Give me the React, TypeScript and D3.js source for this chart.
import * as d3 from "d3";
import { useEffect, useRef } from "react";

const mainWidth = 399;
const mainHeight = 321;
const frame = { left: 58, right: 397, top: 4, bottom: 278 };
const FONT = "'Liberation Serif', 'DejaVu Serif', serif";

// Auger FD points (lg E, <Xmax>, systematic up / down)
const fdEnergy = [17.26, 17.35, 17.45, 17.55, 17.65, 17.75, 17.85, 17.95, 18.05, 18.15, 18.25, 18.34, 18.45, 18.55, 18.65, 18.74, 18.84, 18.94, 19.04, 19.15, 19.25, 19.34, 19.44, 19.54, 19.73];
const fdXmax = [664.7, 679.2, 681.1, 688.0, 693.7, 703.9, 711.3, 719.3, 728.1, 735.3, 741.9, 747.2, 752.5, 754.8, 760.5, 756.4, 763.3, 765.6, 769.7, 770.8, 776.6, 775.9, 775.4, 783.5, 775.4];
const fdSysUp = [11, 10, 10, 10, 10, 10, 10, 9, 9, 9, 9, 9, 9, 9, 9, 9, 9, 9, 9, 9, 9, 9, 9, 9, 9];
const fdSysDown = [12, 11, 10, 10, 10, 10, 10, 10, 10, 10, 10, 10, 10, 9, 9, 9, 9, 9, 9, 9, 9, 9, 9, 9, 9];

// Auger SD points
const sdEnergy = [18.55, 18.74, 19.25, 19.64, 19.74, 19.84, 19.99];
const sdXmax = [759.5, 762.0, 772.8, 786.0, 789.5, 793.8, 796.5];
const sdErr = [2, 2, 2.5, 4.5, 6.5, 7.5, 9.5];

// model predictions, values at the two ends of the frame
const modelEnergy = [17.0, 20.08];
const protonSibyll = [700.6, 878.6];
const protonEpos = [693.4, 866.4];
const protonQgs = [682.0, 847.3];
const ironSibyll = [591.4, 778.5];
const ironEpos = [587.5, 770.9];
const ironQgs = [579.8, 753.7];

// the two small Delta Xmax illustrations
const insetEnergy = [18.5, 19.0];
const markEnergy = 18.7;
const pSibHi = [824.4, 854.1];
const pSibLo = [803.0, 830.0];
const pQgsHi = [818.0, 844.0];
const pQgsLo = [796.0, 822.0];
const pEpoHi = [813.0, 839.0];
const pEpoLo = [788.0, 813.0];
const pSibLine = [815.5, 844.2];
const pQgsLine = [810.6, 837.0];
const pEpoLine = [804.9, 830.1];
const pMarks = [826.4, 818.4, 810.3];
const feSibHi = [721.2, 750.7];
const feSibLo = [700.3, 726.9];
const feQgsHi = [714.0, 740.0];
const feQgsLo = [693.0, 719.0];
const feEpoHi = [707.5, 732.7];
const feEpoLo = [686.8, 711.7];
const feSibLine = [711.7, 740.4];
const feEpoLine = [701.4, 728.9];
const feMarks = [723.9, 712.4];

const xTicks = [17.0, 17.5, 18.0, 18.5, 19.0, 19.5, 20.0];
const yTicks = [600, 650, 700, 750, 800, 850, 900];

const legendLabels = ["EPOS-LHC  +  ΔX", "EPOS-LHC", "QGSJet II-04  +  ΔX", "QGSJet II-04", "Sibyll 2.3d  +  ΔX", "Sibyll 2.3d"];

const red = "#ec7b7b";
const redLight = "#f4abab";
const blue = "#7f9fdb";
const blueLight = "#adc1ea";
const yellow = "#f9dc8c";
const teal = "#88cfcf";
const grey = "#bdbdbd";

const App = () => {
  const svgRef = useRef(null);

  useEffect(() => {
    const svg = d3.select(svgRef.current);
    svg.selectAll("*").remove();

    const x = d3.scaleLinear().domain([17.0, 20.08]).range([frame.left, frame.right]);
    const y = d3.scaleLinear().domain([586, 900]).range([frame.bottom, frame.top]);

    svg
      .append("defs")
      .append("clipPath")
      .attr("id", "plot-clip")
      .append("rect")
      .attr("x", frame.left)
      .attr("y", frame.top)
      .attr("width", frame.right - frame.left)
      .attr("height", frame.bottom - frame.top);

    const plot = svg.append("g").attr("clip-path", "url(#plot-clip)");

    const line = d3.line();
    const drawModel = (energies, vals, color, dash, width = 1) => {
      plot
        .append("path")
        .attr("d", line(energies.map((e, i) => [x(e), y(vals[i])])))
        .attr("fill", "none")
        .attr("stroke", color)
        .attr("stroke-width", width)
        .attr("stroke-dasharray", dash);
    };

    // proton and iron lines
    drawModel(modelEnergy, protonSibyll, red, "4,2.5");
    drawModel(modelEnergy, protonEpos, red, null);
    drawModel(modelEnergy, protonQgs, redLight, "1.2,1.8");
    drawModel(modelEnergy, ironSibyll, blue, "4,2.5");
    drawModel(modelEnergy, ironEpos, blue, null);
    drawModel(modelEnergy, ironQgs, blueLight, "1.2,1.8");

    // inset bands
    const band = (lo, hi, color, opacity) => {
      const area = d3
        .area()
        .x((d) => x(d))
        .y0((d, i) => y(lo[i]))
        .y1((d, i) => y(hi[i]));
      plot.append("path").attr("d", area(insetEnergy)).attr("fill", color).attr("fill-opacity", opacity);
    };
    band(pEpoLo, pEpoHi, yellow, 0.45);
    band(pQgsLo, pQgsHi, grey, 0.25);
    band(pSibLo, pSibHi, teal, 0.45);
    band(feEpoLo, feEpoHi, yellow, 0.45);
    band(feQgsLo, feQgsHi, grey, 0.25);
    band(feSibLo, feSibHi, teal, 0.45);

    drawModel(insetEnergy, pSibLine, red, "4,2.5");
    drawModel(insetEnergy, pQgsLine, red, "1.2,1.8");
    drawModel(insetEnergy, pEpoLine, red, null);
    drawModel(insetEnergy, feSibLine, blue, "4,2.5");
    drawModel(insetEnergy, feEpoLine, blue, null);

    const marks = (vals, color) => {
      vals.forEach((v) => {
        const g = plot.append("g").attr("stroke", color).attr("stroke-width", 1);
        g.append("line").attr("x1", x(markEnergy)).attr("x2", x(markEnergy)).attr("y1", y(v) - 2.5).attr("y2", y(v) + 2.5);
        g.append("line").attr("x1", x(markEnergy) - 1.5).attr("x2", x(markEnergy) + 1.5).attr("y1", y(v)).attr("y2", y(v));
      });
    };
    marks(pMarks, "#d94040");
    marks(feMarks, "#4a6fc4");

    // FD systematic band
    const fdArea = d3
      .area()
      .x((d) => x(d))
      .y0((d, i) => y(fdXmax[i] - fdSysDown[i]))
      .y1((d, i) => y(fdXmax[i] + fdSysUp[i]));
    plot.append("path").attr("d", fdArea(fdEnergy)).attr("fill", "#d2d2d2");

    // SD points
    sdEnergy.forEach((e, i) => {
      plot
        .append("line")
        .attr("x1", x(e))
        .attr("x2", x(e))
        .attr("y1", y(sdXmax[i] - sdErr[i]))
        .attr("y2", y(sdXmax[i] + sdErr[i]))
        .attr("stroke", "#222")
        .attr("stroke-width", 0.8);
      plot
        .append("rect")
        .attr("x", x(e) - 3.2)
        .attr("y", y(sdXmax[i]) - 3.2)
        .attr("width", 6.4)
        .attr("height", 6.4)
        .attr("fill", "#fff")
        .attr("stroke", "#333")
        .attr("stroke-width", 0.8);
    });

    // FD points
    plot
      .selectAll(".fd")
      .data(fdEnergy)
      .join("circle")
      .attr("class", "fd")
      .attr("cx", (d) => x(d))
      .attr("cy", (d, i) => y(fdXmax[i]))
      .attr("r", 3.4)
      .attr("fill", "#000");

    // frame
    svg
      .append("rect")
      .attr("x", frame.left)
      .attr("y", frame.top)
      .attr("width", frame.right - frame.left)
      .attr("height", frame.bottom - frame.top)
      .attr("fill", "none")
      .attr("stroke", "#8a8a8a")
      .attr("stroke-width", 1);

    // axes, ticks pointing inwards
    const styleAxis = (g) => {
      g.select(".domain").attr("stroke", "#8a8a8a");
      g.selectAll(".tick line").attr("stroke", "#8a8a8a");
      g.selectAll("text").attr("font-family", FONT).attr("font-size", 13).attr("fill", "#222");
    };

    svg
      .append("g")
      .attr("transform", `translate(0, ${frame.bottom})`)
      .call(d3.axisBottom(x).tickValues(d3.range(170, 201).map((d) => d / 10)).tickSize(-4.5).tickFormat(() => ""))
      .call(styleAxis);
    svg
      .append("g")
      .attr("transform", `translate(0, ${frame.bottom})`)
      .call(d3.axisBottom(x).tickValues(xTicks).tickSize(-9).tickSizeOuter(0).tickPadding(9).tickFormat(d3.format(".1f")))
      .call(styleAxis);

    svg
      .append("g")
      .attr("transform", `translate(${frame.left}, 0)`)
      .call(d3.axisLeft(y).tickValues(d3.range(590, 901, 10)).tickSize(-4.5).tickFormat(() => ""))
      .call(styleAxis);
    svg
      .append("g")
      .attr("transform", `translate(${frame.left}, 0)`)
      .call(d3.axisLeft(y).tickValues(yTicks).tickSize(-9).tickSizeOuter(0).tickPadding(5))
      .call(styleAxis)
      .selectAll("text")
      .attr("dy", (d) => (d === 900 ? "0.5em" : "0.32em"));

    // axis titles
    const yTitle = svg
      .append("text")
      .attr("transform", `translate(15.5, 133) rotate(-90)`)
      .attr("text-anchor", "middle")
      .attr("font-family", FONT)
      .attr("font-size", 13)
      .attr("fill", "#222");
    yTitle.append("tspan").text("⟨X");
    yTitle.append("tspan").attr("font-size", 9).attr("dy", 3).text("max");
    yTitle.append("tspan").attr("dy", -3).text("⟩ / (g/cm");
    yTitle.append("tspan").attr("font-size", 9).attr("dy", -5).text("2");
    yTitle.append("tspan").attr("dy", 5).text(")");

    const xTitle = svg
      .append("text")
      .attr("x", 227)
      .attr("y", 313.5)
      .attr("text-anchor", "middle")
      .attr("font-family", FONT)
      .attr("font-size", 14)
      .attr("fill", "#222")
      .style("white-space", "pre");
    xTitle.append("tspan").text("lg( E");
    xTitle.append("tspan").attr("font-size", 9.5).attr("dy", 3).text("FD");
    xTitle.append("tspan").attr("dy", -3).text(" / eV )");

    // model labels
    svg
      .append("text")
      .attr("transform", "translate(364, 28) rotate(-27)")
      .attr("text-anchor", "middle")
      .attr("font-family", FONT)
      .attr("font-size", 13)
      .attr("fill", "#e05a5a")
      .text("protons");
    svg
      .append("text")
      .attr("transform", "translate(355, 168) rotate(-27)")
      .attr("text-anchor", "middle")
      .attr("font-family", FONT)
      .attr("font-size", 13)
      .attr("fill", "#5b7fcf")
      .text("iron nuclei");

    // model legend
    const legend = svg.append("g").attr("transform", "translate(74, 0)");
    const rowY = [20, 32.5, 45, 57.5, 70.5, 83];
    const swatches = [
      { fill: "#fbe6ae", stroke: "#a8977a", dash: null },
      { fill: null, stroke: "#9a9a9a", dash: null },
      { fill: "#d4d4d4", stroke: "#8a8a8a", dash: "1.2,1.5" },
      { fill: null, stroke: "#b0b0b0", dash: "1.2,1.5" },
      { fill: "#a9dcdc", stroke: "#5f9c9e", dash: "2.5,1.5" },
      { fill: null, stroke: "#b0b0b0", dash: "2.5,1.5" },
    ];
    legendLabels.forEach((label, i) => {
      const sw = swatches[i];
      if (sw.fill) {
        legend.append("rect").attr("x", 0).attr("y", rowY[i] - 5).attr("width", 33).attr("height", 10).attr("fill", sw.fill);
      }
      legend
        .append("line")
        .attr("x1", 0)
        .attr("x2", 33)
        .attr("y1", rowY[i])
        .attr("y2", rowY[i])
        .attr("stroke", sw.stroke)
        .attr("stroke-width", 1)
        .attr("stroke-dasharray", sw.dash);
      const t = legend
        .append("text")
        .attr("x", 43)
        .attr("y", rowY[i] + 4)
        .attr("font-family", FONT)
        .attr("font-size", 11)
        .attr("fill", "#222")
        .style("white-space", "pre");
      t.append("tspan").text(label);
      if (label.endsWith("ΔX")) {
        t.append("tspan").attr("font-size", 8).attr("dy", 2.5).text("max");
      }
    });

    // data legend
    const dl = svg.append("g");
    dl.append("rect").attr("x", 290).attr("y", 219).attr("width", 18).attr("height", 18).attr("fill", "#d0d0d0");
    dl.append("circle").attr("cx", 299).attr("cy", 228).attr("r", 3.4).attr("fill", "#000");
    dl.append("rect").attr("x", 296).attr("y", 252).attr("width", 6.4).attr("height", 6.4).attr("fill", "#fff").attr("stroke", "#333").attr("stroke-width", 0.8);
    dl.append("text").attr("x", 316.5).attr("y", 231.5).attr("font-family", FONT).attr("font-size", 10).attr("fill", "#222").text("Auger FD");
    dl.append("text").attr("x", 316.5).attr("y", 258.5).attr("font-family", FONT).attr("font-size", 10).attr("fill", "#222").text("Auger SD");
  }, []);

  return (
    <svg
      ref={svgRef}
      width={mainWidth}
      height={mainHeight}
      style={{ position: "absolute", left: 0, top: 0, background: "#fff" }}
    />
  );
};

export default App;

■ Required work
Exactly repeat the lines above, from the opening line through the one with "const ironQgs = [579.8, 753.7];", and include nothing else.

■ The response
Give me the React, TypeScript and D3.js source for this chart.
import * as d3 from "d3";
import { useEffect, useRef } from "react";

const mainWidth = 399;
const mainHeight = 321;
const frame = { left: 58, right: 397, top: 4, bottom: 278 };
const FONT = "'Liberation Serif', 'DejaVu Serif', serif";

// Auger FD points (lg E, <Xmax>, systematic up / down)
const fdEnergy = [17.26, 17.35, 17.45, 17.55, 17.65, 17.75, 17.85, 17.95, 18.05, 18.15, 18.25, 18.34, 18.45, 18.55, 18.65, 18.74, 18.84, 18.94, 19.04, 19.15, 19.25, 19.34, 19.44, 19.54, 19.73];
const fdXmax = [664.7, 679.2, 681.1, 688.0, 693.7, 703.9, 711.3, 719.3, 728.1, 735.3, 741.9, 747.2, 752.5, 754.8, 760.5, 756.4, 763.3, 765.6, 769.7, 770.8, 776.6, 775.9, 775.4, 783.5, 775.4];
const fdSysUp = [11, 10, 10, 10, 10, 10, 10, 9, 9, 9, 9, 9, 9, 9, 9, 9, 9, 9, 9, 9, 9, 9, 9, 9, 9];
const fdSysDown = [12, 11, 10, 10, 10, 10, 10, 10, 10, 10, 10, 10, 10, 9, 9, 9, 9, 9, 9, 9, 9, 9, 9, 9, 9];

// Auger SD points
const sdEnergy = [18.55, 18.74, 19.25, 19.64, 19.74, 19.84, 19.99];
const sdXmax = [759.5, 762.0, 772.8, 786.0, 789.5, 793.8, 796.5];
const sdErr = [2, 2, 2.5, 4.5, 6.5, 7.5, 9.5];

// model predictions, values at the two ends of the frame
const modelEnergy = [17.0, 20.08];
const protonSibyll = [700.6, 878.6];
const protonEpos = [693.4, 866.4];
const protonQgs = [682.0, 847.3];
const ironSibyll = [591.4, 778.5];
const ironEpos = [587.5, 770.9];
const ironQgs = [579.8, 753.7];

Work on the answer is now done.